**SET TASK**
Output, please, exactly those lines of the listing that come before the line with "ax = fig.add_axes([0, 0, 1, 1])", along with that line itself.

**INFORMATION SUPPLIED**
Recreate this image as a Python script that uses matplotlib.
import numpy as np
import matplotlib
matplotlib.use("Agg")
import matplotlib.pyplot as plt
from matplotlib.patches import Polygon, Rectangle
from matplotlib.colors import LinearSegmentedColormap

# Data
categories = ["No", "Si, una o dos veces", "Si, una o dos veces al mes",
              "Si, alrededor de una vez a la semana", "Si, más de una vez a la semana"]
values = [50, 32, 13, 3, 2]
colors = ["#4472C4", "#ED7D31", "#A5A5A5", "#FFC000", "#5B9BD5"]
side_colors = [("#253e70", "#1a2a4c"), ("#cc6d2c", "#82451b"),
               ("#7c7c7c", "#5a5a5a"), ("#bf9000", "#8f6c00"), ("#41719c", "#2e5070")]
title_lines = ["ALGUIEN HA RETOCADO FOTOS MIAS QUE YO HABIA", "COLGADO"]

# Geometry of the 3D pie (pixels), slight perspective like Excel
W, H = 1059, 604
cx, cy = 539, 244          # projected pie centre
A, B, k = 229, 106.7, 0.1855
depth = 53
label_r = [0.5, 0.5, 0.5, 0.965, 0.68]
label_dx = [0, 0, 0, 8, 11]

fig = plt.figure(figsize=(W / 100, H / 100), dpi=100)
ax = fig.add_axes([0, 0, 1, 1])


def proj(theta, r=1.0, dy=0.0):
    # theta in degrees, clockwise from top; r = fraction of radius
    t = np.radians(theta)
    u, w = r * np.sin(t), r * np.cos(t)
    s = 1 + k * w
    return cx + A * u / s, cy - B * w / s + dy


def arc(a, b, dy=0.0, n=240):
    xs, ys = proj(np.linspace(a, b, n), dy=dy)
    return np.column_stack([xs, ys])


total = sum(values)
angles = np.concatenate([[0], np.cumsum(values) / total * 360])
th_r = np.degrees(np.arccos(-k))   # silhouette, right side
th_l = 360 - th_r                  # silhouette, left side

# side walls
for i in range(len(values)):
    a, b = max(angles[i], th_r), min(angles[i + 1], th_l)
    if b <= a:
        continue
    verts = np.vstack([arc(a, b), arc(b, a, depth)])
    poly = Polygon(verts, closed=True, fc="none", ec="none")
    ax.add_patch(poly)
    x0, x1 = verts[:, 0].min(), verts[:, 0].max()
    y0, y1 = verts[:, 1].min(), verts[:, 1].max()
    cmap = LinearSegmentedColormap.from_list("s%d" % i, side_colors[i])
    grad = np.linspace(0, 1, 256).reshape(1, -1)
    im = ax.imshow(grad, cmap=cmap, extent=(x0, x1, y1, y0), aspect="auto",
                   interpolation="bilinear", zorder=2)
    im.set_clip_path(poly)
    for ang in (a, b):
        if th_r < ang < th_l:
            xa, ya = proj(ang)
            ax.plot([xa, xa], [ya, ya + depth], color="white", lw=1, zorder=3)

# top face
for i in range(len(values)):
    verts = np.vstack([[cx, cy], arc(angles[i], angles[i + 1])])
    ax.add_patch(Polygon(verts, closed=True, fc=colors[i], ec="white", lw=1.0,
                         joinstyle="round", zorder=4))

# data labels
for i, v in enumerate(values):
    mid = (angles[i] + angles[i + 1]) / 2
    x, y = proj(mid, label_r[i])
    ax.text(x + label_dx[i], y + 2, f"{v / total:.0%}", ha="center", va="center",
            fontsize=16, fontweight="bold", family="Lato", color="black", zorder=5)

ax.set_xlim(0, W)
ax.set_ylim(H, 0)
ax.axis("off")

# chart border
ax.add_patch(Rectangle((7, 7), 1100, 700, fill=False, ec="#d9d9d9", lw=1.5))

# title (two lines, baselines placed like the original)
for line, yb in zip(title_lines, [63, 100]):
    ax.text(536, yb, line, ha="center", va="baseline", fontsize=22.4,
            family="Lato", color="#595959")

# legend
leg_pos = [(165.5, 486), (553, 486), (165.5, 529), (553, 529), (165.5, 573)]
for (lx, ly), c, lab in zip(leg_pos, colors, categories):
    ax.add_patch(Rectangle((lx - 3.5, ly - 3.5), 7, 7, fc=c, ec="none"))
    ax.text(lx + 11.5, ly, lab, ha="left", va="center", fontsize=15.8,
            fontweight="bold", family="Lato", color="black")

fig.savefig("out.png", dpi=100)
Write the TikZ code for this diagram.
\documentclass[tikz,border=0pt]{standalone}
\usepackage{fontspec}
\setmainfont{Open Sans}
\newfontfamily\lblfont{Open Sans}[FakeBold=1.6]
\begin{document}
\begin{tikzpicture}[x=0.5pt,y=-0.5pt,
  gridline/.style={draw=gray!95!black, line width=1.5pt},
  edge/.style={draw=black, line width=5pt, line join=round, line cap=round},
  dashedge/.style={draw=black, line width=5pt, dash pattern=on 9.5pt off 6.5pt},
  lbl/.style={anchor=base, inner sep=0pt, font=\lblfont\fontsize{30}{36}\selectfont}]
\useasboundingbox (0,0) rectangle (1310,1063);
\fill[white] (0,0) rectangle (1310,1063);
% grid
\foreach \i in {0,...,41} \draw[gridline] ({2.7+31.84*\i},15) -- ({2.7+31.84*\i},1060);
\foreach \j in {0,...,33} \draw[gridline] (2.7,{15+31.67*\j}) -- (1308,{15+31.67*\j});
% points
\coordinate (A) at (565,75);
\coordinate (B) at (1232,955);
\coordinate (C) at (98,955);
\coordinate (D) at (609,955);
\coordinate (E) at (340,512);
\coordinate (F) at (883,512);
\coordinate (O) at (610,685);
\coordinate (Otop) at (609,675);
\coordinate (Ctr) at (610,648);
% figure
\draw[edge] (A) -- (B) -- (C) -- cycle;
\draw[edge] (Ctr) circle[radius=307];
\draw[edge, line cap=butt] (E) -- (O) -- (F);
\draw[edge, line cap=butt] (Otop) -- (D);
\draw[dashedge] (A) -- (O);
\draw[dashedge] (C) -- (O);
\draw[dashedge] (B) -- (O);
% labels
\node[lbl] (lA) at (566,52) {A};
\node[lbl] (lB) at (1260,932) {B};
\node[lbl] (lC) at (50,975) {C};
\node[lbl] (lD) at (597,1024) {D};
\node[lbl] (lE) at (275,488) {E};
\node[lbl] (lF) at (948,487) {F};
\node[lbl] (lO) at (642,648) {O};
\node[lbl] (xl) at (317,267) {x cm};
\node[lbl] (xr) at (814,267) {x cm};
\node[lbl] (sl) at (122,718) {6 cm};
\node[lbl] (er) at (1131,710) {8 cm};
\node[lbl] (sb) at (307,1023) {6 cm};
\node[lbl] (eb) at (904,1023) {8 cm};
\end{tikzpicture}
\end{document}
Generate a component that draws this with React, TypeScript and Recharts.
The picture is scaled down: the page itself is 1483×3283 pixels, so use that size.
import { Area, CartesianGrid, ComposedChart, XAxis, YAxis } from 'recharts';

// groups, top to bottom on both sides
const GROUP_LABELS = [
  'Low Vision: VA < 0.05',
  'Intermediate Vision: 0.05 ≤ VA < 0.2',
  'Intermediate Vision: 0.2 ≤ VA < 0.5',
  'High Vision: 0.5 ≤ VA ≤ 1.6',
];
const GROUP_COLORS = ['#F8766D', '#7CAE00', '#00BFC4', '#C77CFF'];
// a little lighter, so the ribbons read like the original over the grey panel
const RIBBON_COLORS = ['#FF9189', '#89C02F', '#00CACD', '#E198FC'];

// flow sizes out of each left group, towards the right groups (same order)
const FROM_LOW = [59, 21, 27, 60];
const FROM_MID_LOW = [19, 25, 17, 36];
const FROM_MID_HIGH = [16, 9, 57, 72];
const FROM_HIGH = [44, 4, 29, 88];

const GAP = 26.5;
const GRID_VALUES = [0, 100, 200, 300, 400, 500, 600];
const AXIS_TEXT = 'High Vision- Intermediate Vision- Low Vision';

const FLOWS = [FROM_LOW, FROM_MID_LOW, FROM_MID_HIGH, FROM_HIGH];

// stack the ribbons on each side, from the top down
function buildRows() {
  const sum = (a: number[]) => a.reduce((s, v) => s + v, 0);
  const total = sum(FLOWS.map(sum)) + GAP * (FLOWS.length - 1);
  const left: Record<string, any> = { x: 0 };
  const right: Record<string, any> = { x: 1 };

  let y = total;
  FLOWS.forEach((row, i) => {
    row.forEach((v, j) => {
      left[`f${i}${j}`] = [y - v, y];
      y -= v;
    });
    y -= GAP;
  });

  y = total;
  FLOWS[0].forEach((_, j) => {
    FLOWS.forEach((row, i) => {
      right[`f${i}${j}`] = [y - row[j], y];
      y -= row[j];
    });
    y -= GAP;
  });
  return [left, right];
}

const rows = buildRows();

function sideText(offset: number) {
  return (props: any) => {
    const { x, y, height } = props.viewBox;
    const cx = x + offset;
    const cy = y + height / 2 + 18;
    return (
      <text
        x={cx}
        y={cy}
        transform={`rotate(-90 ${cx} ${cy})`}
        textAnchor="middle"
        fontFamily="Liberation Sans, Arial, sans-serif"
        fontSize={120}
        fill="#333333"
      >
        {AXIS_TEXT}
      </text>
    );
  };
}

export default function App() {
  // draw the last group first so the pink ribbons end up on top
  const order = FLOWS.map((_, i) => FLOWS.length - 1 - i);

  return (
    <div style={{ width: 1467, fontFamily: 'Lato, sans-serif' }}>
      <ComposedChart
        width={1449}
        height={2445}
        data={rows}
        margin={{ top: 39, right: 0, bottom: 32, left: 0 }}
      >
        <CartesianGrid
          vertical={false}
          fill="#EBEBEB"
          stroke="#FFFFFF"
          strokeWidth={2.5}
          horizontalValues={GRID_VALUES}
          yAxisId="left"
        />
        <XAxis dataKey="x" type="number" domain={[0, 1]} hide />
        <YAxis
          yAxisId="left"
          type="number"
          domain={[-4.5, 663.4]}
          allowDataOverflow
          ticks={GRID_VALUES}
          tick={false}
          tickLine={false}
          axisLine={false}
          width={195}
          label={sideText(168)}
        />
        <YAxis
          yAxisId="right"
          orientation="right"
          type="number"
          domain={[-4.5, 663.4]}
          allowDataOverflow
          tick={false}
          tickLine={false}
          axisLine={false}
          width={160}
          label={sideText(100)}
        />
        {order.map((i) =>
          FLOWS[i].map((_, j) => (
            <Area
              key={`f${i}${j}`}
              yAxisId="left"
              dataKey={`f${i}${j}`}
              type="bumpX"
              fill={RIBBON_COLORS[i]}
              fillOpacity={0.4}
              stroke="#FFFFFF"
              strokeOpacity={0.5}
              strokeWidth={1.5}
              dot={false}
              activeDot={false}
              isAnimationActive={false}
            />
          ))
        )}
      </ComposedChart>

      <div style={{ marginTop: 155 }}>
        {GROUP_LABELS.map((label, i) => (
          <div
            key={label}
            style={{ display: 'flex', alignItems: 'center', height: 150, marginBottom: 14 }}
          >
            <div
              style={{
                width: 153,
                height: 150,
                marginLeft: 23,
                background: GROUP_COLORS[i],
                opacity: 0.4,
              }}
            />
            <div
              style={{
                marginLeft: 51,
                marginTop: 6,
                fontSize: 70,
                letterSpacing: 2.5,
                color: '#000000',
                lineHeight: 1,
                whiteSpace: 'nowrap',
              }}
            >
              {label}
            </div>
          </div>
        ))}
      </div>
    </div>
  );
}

**COMPLETE ANSWER**
Recreate this image as a Python script that uses matplotlib.
import numpy as np
import matplotlib
matplotlib.use("Agg")
import matplotlib.pyplot as plt
from matplotlib.patches import Polygon, Rectangle
from matplotlib.colors import LinearSegmentedColormap

# Data
categories = ["No", "Si, una o dos veces", "Si, una o dos veces al mes",
              "Si, alrededor de una vez a la semana", "Si, más de una vez a la semana"]
values = [50, 32, 13, 3, 2]
colors = ["#4472C4", "#ED7D31", "#A5A5A5", "#FFC000", "#5B9BD5"]
side_colors = [("#253e70", "#1a2a4c"), ("#cc6d2c", "#82451b"),
               ("#7c7c7c", "#5a5a5a"), ("#bf9000", "#8f6c00"), ("#41719c", "#2e5070")]
title_lines = ["ALGUIEN HA RETOCADO FOTOS MIAS QUE YO HABIA", "COLGADO"]

# Geometry of the 3D pie (pixels), slight perspective like Excel
W, H = 1059, 604
cx, cy = 539, 244          # projected pie centre
A, B, k = 229, 106.7, 0.1855
depth = 53
label_r = [0.5, 0.5, 0.5, 0.965, 0.68]
label_dx = [0, 0, 0, 8, 11]

fig = plt.figure(figsize=(W / 100, H / 100), dpi=100)
ax = fig.add_axes([0, 0, 1, 1])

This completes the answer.